Sift before measuring 1 cup of cake flour (or all purpose) then into a medium bowl resift the flour with 1 ½ teaspoons double-acting baking powder and ¼ teaspoon of salt. Gradually add this flour mixture to the yolk mixture with a spatula until blended.

Whip the egg whites in electric mixing bowl or with an electric hand-held mixer until they are stiff but not dry (when you lift the mixing blades up and a peak forms and stays it’s ready.) Fold the egg whites with the spatula using swift strokes moving from the center of the batter, down and up along the side of the bowl until the cake batter is just lightly blended but don’t over mix it. Pour cake batter into 9-inch tube pan that is NOT greased. (It works best to use a tube pan with a bottom that detaches.) Bake 40 to 45 minutes.
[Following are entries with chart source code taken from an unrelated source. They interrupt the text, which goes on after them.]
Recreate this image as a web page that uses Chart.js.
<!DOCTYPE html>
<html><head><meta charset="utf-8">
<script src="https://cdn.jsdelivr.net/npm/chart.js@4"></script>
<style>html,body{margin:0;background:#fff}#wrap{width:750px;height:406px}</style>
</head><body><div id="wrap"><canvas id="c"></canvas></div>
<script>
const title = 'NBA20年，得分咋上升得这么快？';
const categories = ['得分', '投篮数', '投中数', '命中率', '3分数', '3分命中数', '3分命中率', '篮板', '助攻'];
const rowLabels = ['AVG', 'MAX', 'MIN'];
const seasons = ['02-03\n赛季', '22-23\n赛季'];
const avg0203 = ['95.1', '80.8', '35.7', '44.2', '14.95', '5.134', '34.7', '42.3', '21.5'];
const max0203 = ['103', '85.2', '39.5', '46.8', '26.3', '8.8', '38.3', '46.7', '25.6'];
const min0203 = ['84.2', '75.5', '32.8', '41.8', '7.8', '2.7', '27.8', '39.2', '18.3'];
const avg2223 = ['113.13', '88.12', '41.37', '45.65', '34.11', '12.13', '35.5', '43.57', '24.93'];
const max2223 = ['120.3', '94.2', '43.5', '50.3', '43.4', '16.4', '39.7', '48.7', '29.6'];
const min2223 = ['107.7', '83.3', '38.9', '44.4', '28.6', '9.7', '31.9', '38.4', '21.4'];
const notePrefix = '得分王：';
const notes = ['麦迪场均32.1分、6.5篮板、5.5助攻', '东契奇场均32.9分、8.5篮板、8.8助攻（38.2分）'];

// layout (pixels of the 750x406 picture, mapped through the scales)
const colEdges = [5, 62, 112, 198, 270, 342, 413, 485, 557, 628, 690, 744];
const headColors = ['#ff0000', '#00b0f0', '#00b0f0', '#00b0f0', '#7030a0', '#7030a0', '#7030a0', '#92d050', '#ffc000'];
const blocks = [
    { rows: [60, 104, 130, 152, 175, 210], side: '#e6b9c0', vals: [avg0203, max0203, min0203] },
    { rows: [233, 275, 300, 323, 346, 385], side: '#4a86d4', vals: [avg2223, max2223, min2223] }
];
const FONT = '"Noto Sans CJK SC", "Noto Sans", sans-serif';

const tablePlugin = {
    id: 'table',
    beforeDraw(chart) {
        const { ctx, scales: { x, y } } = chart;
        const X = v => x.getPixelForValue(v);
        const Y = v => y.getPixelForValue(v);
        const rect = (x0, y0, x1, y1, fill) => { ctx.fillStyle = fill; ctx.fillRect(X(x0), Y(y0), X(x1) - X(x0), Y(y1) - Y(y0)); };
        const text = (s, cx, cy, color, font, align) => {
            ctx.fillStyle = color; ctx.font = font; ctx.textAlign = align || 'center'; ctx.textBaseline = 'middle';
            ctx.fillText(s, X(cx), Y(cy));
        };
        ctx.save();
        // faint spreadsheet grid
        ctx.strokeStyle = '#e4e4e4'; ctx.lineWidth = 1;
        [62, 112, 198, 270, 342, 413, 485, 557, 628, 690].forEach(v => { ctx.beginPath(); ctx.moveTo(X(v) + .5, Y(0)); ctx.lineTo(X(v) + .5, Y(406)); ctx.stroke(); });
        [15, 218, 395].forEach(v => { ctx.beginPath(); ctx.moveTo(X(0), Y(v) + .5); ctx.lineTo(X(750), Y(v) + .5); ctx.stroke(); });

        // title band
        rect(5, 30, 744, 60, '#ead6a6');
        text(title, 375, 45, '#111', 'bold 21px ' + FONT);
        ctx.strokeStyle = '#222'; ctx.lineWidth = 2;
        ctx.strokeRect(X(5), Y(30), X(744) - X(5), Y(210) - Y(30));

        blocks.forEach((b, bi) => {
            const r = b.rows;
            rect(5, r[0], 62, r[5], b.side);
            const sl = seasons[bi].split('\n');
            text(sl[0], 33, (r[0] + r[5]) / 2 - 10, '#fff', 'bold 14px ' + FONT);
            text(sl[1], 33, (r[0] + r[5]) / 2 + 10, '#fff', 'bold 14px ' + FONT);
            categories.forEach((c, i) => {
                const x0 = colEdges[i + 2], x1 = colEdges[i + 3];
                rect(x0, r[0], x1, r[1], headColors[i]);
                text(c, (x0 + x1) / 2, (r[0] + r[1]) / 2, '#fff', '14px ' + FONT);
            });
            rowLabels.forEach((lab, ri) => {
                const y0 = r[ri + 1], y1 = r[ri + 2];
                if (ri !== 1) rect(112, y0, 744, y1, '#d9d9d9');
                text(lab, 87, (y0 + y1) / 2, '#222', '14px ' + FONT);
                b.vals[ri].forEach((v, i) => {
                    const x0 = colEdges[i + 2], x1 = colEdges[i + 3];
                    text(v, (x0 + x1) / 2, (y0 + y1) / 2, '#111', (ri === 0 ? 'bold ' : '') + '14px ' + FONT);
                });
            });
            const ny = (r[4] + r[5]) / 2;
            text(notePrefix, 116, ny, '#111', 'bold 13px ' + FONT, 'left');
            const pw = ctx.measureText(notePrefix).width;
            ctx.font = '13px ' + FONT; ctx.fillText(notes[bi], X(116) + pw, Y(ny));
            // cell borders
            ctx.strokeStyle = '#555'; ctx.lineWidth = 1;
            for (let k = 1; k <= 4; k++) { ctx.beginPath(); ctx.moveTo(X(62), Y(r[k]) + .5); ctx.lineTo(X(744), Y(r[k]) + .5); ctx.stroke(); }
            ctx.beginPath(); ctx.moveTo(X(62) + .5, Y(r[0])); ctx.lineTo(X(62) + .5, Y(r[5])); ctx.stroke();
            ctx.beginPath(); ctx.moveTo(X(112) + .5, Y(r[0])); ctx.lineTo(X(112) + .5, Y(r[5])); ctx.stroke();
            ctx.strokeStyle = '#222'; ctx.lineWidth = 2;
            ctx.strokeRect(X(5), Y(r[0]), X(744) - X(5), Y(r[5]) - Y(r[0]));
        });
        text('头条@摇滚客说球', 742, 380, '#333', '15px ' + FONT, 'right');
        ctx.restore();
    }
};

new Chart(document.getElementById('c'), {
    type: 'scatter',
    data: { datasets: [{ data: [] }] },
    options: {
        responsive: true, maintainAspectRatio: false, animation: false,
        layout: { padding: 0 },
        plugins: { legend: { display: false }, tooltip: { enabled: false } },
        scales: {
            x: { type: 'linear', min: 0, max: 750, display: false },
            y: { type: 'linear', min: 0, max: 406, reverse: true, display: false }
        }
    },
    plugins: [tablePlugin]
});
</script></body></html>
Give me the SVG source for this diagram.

Cool upside down – if your pan doesn’t have resting points on the rim that let it stand above the surface to cool, then place it on an inverted funnel or drink bottle (not plastic because that will melt.)

Raspberry icing: I created this recipe by combining two recipes – one for raspberry sauce and one for fruit icing.

Raspberry sauce (The Martha Stewart Living Cookbook)

Ingredients: 1 pint raspberries (2 cups), ¼ cup granulated sugar, 2 tablespoons fresh lemon juice, pinch of salt.

Combine all ingredients into small nonreactive saucepan and heat on low for about 7 minutes until berries release their juices and start to break down. Using a rubber spatula, press the berry mixture through a fine sieve (discard the yucky solids). Let sauce cool and keep in refrigerator until ready to use. Makes about ¾ cup.

Raspberry icing: Mix ½ cup raspberry sauce (see above) with 2 cups sifted confectioners’ sugar, then beat in 3 tablespoons soft butter and ½ tablespoon lemon juice. Add enough sugar to thicken, but keep it runny enough to drizzle over cake.

To ice the cake, use a hand whisk to dip into the icing and drizzle liberally over the cake, letting it drip down the sides, layering the drizzles until they form a thick icing on top.